Records for processing
/---
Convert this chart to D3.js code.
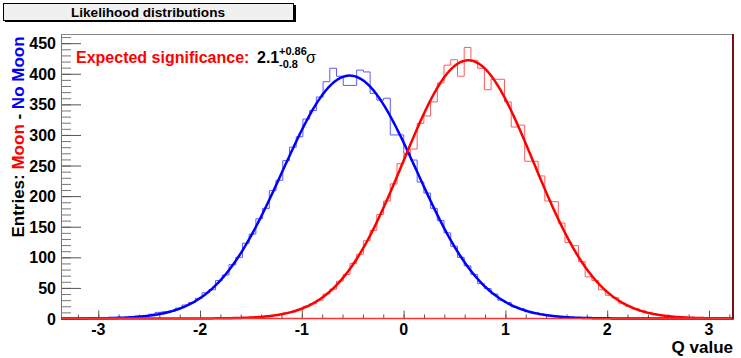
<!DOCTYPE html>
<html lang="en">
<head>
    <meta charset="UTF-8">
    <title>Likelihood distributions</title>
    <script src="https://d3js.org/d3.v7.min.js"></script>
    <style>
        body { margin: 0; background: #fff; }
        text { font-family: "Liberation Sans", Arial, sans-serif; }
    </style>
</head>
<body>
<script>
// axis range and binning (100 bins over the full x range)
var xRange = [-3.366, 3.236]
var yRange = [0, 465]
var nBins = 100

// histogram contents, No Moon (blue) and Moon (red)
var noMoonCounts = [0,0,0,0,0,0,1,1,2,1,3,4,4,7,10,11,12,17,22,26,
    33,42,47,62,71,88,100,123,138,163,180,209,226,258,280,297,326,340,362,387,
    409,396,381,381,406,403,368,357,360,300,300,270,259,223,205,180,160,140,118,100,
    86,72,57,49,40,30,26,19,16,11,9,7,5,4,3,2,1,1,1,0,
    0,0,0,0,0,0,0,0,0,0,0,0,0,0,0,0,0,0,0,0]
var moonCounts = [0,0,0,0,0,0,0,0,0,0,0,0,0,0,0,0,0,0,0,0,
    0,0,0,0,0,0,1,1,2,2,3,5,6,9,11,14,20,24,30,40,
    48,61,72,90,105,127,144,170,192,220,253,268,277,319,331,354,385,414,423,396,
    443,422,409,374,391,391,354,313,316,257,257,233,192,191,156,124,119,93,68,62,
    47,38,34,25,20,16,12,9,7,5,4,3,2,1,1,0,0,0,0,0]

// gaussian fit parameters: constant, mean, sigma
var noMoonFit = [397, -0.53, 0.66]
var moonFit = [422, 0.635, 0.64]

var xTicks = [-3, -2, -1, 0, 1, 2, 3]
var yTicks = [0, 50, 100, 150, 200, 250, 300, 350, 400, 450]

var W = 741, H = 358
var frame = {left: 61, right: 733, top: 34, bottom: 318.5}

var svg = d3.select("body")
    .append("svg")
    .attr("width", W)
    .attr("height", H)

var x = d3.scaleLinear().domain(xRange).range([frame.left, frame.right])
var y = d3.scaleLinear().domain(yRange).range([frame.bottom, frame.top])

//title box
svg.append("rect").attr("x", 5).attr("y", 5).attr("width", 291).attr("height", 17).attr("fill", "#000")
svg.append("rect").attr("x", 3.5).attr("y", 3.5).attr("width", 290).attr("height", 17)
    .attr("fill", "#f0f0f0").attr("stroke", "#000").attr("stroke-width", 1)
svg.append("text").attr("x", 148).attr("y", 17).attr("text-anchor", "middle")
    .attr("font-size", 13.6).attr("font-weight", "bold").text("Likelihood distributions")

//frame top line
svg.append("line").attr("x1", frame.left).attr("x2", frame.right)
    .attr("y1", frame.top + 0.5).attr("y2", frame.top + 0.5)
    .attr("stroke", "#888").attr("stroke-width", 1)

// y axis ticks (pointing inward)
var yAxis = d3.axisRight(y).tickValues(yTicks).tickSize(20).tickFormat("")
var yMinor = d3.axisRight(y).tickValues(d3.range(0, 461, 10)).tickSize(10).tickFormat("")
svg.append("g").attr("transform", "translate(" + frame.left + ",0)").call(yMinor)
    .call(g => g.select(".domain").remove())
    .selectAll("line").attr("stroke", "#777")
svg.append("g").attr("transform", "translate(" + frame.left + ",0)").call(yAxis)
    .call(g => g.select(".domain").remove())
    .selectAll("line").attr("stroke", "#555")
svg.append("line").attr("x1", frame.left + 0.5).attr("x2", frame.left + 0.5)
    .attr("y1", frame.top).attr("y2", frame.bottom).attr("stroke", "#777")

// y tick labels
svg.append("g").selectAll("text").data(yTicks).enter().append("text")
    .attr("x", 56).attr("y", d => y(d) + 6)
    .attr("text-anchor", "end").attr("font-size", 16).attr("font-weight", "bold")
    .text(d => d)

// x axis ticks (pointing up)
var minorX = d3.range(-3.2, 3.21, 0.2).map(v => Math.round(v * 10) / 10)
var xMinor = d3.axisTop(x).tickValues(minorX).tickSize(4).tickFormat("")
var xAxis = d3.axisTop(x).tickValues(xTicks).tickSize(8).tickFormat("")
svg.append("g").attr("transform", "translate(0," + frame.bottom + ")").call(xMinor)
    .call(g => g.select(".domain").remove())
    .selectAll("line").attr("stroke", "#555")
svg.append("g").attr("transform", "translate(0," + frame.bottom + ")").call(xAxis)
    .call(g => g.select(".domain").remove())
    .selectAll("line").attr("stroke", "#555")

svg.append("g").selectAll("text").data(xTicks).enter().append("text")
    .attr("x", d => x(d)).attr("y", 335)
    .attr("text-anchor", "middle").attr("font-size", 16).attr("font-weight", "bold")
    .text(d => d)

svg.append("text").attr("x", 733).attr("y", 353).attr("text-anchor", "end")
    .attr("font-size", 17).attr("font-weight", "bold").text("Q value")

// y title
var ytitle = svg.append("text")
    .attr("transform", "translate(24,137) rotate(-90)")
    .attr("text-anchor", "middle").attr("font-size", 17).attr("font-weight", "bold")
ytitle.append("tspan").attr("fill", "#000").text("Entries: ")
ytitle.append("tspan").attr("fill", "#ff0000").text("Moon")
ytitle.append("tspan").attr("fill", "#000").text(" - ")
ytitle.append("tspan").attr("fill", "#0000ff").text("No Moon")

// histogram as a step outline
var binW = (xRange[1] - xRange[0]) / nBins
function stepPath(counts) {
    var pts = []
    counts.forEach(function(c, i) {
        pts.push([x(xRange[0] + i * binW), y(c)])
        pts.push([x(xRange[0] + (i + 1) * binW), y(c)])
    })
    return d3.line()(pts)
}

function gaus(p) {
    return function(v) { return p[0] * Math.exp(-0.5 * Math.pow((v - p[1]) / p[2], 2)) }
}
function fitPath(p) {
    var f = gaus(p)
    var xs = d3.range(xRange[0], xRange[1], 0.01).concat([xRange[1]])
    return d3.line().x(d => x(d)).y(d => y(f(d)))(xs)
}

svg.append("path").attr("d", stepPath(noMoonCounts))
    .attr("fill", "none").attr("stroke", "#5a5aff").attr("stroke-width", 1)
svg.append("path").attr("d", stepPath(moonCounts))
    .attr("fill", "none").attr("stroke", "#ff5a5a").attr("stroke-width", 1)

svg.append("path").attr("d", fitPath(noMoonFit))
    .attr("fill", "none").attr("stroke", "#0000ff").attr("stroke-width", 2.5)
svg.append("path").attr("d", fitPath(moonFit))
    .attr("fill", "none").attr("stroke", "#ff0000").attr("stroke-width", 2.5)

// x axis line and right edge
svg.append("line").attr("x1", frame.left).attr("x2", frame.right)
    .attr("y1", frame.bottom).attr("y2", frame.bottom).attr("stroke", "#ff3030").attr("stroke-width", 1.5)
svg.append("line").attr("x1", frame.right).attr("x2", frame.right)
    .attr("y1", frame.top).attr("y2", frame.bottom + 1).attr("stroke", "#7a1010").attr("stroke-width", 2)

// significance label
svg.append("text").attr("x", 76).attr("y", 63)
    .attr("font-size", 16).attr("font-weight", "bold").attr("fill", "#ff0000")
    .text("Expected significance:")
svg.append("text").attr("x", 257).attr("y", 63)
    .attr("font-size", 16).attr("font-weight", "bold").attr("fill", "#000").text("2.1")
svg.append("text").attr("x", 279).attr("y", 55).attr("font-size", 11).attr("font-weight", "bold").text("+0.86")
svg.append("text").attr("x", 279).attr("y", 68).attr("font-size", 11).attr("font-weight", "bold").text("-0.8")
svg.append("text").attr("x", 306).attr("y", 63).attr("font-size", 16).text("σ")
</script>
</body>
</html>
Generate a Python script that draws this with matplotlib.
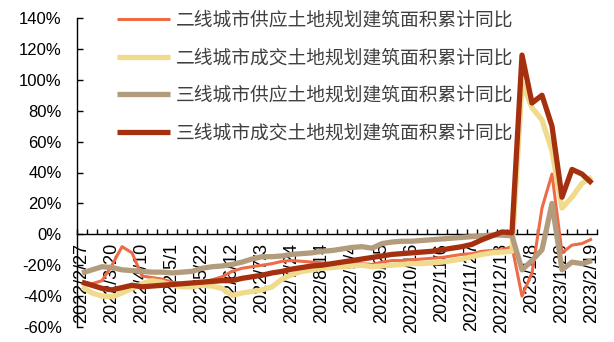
\---
Stated exercise
Can you repeat every record above exactly, apart from the pictures?

Task output
Convert this chart to D3.js code.
<!DOCTYPE html>
<html lang="en">
<head>
    <meta charset="UTF-8">
    <title>Likelihood distributions</title>
    <script src="https://d3js.org/d3.v7.min.js"></script>
    <style>
        body { margin: 0; background: #fff; }
        text { font-family: "Liberation Sans", Arial, sans-serif; }
    </style>
</head>
<body>
<script>
// axis range and binning (100 bins over the full x range)
var xRange = [-3.366, 3.236]
var yRange = [0, 465]
var nBins = 100

// histogram contents, No Moon (blue) and Moon (red)
var noMoonCounts = [0,0,0,0,0,0,1,1,2,1,3,4,4,7,10,11,12,17,22,26,
    33,42,47,62,71,88,100,123,138,163,180,209,226,258,280,297,326,340,362,387,
    409,396,381,381,406,403,368,357,360,300,300,270,259,223,205,180,160,140,118,100,
    86,72,57,49,40,30,26,19,16,11,9,7,5,4,3,2,1,1,1,0,
    0,0,0,0,0,0,0,0,0,0,0,0,0,0,0,0,0,0,0,0]
var moonCounts = [0,0,0,0,0,0,0,0,0,0,0,0,0,0,0,0,0,0,0,0,
    0,0,0,0,0,0,1,1,2,2,3,5,6,9,11,14,20,24,30,40,
    48,61,72,90,105,127,144,170,192,220,253,268,277,319,331,354,385,414,423,396,
    443,422,409,374,391,391,354,313,316,257,257,233,192,191,156,124,119,93,68,62,
    47,38,34,25,20,16,12,9,7,5,4,3,2,1,1,0,0,0,0,0]

// gaussian fit parameters: constant, mean, sigma
var noMoonFit = [397, -0.53, 0.66]
var moonFit = [422, 0.635, 0.64]

var xTicks = [-3, -2, -1, 0, 1, 2, 3]
var yTicks = [0, 50, 100, 150, 200, 250, 300, 350, 400, 450]

var W = 741, H = 358
var frame = {left: 61, right: 733, top: 34, bottom: 318.5}

var svg = d3.select("body")
    .append("svg")
    .attr("width", W)
    .attr("height", H)

var x = d3.scaleLinear().domain(xRange).range([frame.left, frame.right])
var y = d3.scaleLinear().domain(yRange).range([frame.bottom, frame.top])

//title box
svg.append("rect").attr("x", 5).attr("y", 5).attr("width", 291).attr("height", 17).attr("fill", "#000")
svg.append("rect").attr("x", 3.5).attr("y", 3.5).attr("width", 290).attr("height", 17)
    .attr("fill", "#f0f0f0").attr("stroke", "#000").attr("stroke-width", 1)
svg.append("text").attr("x", 148).attr("y", 17).attr("text-anchor", "middle")
    .attr("font-size", 13.6).attr("font-weight", "bold").text("Likelihood distributions")

//frame top line
svg.append("line").attr("x1", frame.left).attr("x2", frame.right)
    .attr("y1", frame.top + 0.5).attr("y2", frame.top + 0.5)
    .attr("stroke", "#888").attr("stroke-width", 1)

// y axis ticks (pointing inward)
var yAxis = d3.axisRight(y).tickValues(yTicks).tickSize(20).tickFormat("")
var yMinor = d3.axisRight(y).tickValues(d3.range(0, 461, 10)).tickSize(10).tickFormat("")
svg.append("g").attr("transform", "translate(" + frame.left + ",0)").call(yMinor)
    .call(g => g.select(".domain").remove())
    .selectAll("line").attr("stroke", "#777")
svg.append("g").attr("transform", "translate(" + frame.left + ",0)").call(yAxis)
    .call(g => g.select(".domain").remove())
    .selectAll("line").attr("stroke", "#555")
svg.append("line").attr("x1", frame.left + 0.5).attr("x2", frame.left + 0.5)
    .attr("y1", frame.top).attr("y2", frame.bottom).attr("stroke", "#777")

// y tick labels
svg.append("g").selectAll("text").data(yTicks).enter().append("text")
    .attr("x", 56).attr("y", d => y(d) + 6)
    .attr("text-anchor", "end").attr("font-size", 16).attr("font-weight", "bold")
    .text(d => d)

// x axis ticks (pointing up)
var minorX = d3.range(-3.2, 3.21, 0.2).map(v => Math.round(v * 10) / 10)
var xMinor = d3.axisTop(x).tickValues(minorX).tickSize(4).tickFormat("")
var xAxis = d3.axisTop(x).tickValues(xTicks).tickSize(8).tickFormat("")
svg.append("g").attr("transform", "translate(0," + frame.bottom + ")").call(xMinor)
    .call(g => g.select(".domain").remove())
    .selectAll("line").attr("stroke", "#555")
svg.append("g").attr("transform", "translate(0," + frame.bottom + ")").call(xAxis)
    .call(g => g.select(".domain").remove())
    .selectAll("line").attr("stroke", "#555")

svg.append("g").selectAll("text").data(xTicks).enter().append("text")
    .attr("x", d => x(d)).attr("y", 335)
    .attr("text-anchor", "middle").attr("font-size", 16).attr("font-weight", "bold")
    .text(d => d)

svg.append("text").attr("x", 733).attr("y", 353).attr("text-anchor", "end")
    .attr("font-size", 17).attr("font-weight", "bold").text("Q value")

// y title
var ytitle = svg.append("text")
    .attr("transform", "translate(24,137) rotate(-90)")
    .attr("text-anchor", "middle").attr("font-size", 17).attr("font-weight", "bold")
ytitle.append("tspan").attr("fill", "#000").text("Entries: ")
ytitle.append("tspan").attr("fill", "#ff0000").text("Moon")
ytitle.append("tspan").attr("fill", "#000").text(" - ")
ytitle.append("tspan").attr("fill", "#0000ff").text("No Moon")

// histogram as a step outline
var binW = (xRange[1] - xRange[0]) / nBins
function stepPath(counts) {
    var pts = []
    counts.forEach(function(c, i) {
        pts.push([x(xRange[0] + i * binW), y(c)])
        pts.push([x(xRange[0] + (i + 1) * binW), y(c)])
    })
    return d3.line()(pts)
}

function gaus(p) {
    return function(v) { return p[0] * Math.exp(-0.5 * Math.pow((v - p[1]) / p[2], 2)) }
}
function fitPath(p) {
    var f = gaus(p)
    var xs = d3.range(xRange[0], xRange[1], 0.01).concat([xRange[1]])
    return d3.line().x(d => x(d)).y(d => y(f(d)))(xs)
}

svg.append("path").attr("d", stepPath(noMoonCounts))
    .attr("fill", "none").attr("stroke", "#5a5aff").attr("stroke-width", 1)
svg.append("path").attr("d", stepPath(moonCounts))
    .attr("fill", "none").attr("stroke", "#ff5a5a").attr("stroke-width", 1)

svg.append("path").attr("d", fitPath(noMoonFit))
    .attr("fill", "none").attr("stroke", "#0000ff").attr("stroke-width", 2.5)
svg.append("path").attr("d", fitPath(moonFit))
    .attr("fill", "none").attr("stroke", "#ff0000").attr("stroke-width", 2.5)

// x axis line and right edge
svg.append("line").attr("x1", frame.left).attr("x2", frame.right)
    .attr("y1", frame.bottom).attr("y2", frame.bottom).attr("stroke", "#ff3030").attr("stroke-width", 1.5)
svg.append("line").attr("x1", frame.right).attr("x2", frame.right)
    .attr("y1", frame.top).attr("y2", frame.bottom + 1).attr("stroke", "#7a1010").attr("stroke-width", 2)

// significance label
svg.append("text").attr("x", 76).attr("y", 63)
    .attr("font-size", 16).attr("font-weight", "bold").attr("fill", "#ff0000")
    .text("Expected significance:")
svg.append("text").attr("x", 257).attr("y", 63)
    .attr("font-size", 16).attr("font-weight", "bold").attr("fill", "#000").text("2.1")
svg.append("text").attr("x", 279).attr("y", 55).attr("font-size", 11).attr("font-weight", "bold").text("+0.86")
svg.append("text").attr("x", 279).attr("y", 68).attr("font-size", 11).attr("font-weight", "bold").text("-0.8")
svg.append("text").attr("x", 306).attr("y", 63).attr("font-size", 16).text("σ")
</script>
</body>
</html>
Generate a Python script that draws this with matplotlib.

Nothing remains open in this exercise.